» **Exercise details**:
Write the number of lines holding the word "this", and nothing else.

» **Dataset extract**:
========================

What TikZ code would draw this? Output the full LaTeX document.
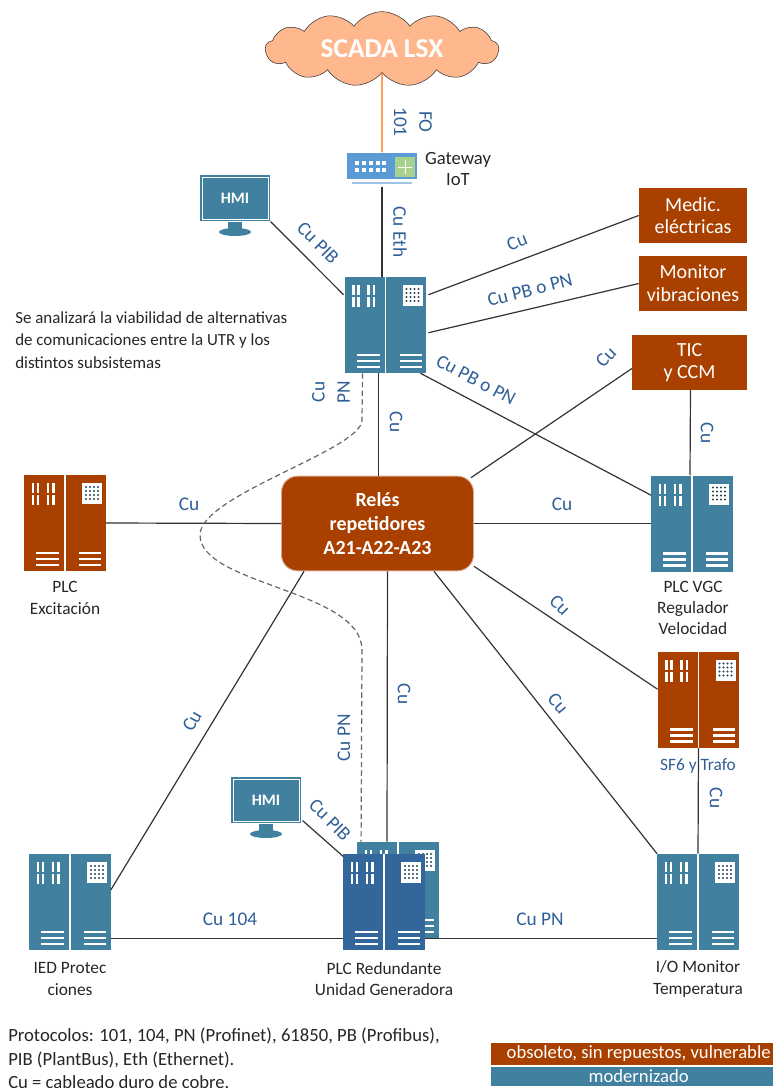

========================

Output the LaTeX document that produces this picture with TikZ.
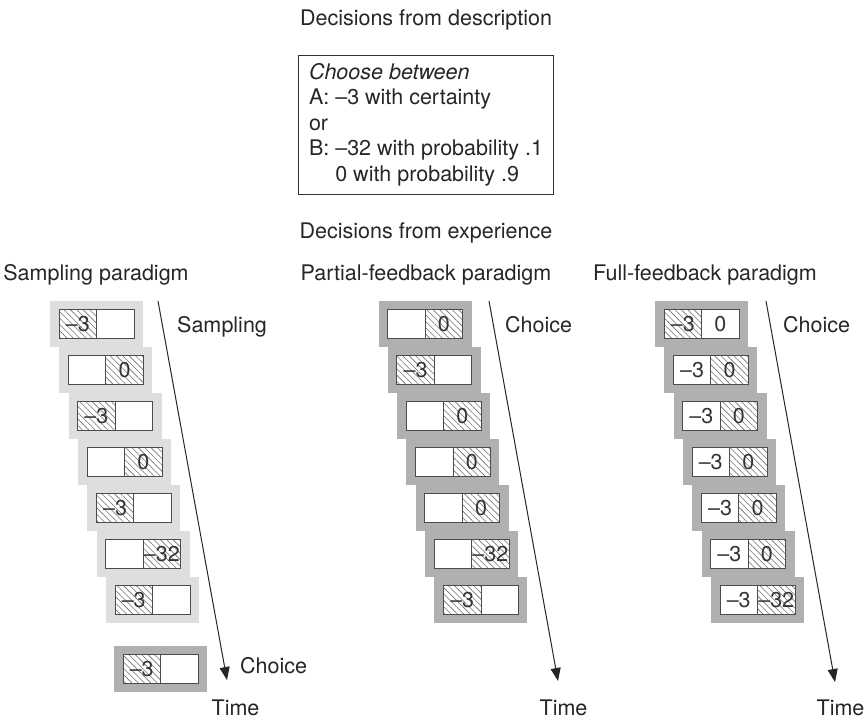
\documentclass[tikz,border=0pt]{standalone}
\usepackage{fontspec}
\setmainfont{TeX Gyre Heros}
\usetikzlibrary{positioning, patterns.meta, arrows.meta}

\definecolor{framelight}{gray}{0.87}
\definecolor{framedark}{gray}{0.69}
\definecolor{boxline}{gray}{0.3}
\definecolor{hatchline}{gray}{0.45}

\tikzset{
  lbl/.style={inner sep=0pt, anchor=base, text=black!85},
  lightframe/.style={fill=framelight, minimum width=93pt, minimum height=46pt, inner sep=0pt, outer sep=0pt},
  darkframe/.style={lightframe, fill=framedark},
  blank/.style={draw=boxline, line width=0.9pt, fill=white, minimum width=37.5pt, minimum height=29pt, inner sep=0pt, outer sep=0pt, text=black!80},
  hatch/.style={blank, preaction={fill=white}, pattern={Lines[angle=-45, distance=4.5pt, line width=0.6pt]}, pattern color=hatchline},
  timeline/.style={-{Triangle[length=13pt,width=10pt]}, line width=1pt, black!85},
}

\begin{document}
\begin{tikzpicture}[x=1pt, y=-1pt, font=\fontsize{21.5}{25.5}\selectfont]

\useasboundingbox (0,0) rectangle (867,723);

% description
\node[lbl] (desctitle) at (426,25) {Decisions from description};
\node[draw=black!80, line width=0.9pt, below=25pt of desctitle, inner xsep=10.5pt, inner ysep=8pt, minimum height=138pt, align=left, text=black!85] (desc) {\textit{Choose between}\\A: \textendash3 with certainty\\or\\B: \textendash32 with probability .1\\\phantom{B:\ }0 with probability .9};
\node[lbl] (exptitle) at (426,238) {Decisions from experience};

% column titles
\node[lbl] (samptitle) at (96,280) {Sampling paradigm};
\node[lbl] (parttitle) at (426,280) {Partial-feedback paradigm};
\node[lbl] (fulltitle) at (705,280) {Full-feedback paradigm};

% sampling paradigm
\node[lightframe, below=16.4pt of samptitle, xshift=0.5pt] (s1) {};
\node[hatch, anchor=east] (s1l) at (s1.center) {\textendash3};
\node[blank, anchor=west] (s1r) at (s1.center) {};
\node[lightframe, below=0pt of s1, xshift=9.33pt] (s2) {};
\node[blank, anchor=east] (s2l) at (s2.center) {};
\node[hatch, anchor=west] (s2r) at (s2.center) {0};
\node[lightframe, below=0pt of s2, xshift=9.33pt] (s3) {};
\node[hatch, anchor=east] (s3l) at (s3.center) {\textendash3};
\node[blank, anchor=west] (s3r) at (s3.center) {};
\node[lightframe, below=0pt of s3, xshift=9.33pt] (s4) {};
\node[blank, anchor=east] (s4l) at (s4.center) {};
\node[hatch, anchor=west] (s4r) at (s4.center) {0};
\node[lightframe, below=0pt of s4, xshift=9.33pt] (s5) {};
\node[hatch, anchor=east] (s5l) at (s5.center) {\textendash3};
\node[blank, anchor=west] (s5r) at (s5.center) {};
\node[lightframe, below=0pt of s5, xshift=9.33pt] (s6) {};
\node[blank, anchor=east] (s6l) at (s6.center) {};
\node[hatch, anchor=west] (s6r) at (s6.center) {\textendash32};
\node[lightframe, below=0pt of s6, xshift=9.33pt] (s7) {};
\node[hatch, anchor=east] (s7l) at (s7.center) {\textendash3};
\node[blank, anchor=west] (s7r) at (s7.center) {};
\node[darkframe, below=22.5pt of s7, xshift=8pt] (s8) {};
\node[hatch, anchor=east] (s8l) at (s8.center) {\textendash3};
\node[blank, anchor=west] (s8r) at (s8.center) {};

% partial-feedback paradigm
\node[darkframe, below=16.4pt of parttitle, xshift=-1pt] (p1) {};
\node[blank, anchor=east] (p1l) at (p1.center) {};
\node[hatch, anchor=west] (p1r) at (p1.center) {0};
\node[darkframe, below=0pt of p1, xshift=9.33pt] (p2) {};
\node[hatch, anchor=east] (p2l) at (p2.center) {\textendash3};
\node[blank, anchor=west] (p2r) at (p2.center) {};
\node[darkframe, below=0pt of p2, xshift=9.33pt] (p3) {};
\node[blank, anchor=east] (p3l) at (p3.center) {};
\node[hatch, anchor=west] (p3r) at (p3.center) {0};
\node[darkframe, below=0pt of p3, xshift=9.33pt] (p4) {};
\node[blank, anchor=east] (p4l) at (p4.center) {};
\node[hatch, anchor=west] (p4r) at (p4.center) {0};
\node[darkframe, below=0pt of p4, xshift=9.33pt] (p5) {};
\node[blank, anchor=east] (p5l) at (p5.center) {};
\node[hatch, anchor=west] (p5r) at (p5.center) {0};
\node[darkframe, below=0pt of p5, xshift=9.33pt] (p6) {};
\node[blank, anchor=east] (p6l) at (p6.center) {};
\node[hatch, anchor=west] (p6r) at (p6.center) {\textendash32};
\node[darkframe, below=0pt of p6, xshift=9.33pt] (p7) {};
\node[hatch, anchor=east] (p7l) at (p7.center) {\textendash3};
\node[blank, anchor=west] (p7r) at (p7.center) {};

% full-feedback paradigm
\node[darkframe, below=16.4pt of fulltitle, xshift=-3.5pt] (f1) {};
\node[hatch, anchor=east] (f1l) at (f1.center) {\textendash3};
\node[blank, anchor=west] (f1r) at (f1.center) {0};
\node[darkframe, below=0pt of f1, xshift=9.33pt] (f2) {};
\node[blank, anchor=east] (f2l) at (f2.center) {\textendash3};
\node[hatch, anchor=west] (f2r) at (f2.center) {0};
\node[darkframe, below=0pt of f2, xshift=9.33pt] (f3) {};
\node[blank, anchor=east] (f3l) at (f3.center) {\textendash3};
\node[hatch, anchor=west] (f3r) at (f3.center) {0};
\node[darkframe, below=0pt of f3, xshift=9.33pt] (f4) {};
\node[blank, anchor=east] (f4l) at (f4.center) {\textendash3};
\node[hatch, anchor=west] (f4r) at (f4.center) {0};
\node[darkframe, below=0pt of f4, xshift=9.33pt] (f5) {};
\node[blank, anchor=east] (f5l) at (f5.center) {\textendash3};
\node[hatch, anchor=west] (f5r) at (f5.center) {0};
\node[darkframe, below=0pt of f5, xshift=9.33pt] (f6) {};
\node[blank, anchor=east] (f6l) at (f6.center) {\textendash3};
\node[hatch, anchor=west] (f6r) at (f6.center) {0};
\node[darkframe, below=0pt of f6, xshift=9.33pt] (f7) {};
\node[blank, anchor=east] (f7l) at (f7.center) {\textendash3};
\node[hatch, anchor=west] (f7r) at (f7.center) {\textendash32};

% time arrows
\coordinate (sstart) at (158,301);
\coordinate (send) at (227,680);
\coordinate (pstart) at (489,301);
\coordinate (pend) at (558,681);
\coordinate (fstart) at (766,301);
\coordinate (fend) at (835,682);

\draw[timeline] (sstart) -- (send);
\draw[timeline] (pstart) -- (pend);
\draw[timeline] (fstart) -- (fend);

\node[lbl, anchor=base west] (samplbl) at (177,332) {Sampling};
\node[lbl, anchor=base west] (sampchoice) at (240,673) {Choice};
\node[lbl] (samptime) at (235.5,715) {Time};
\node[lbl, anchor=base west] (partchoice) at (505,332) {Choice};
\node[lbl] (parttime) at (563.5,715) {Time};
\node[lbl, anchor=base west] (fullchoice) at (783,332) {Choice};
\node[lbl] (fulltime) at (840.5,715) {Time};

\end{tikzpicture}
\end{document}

========================

» **Exercise answer**:
2